= Bao Kexin =

Chinese politician and business executive (1952–2019)

Bao Kexin (包克辛; June 1952 – 10 August 2019) was a Chinese politician and business executive. He served as Vice Governor of Guizhou Province and CEO and Chairman of China Grain Reserves Corporation (Sinograin), a major state-owned enterprise.

== Biography ==
Bao was born in June 1952 in Hangzhou, Zhejiang, China. During the Cultural Revolution, he was a sent-down youth in Yanggao County, Shanxi Province from 1968 to 1978. He joined the Chinese Communist Party in 1973.

He studied at Shanxi University of Finance and Economics from 1978 to 1979, and at Beijing Economics Institute from 1979 to 1982. After graduating with a bachelor's degree in trade and economics, he worked for two decades at the State Planning Commission (later State Development Planning Commission).
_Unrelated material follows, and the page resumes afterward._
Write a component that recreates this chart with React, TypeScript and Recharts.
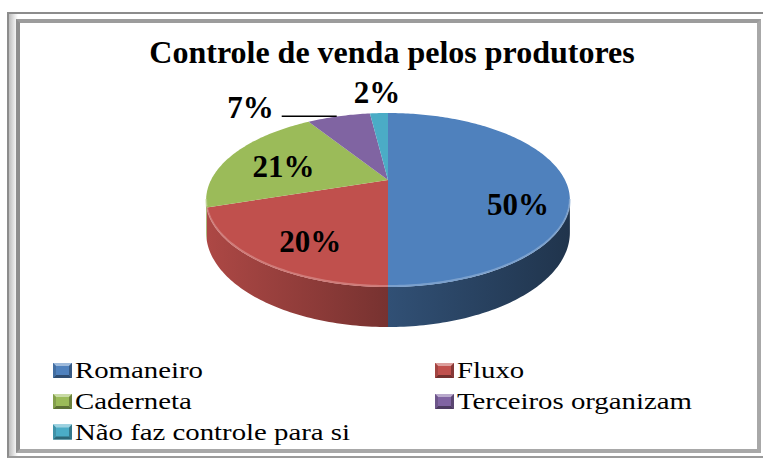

In July 2001, he became Director of the Department of Investment of the State Development Planning Commission. In August 2002, Bao was appointed Vice Governor of Guizhou Province in Southwest China.

In April 2007, Bao was appointed CEO of China Grain Reserves Corporation (Sinograin), a major state-owned enterprise, before becoming chairman in April 2012. His tenure at Sinograin was highly controversial, as the company was accused of interfering with China's grain market, and dozens of its managers were convicted of corruption. Li Changxuan (李长轩), Chairman of Sinograin's subsidiary in Henan Province, was sentenced to life imprisonment for taking bribes. Bao was dismissed in October 2015 and replaced as chairman by Zhao Shuanglian (赵双连).

Bao was a delegate to the 11th and 12th National People's Congress, and served as a member of the National People's Congress Agriculture and Rural Affairs Committee.

Bao died on 10 August 2019 in Beijing at the age of 67.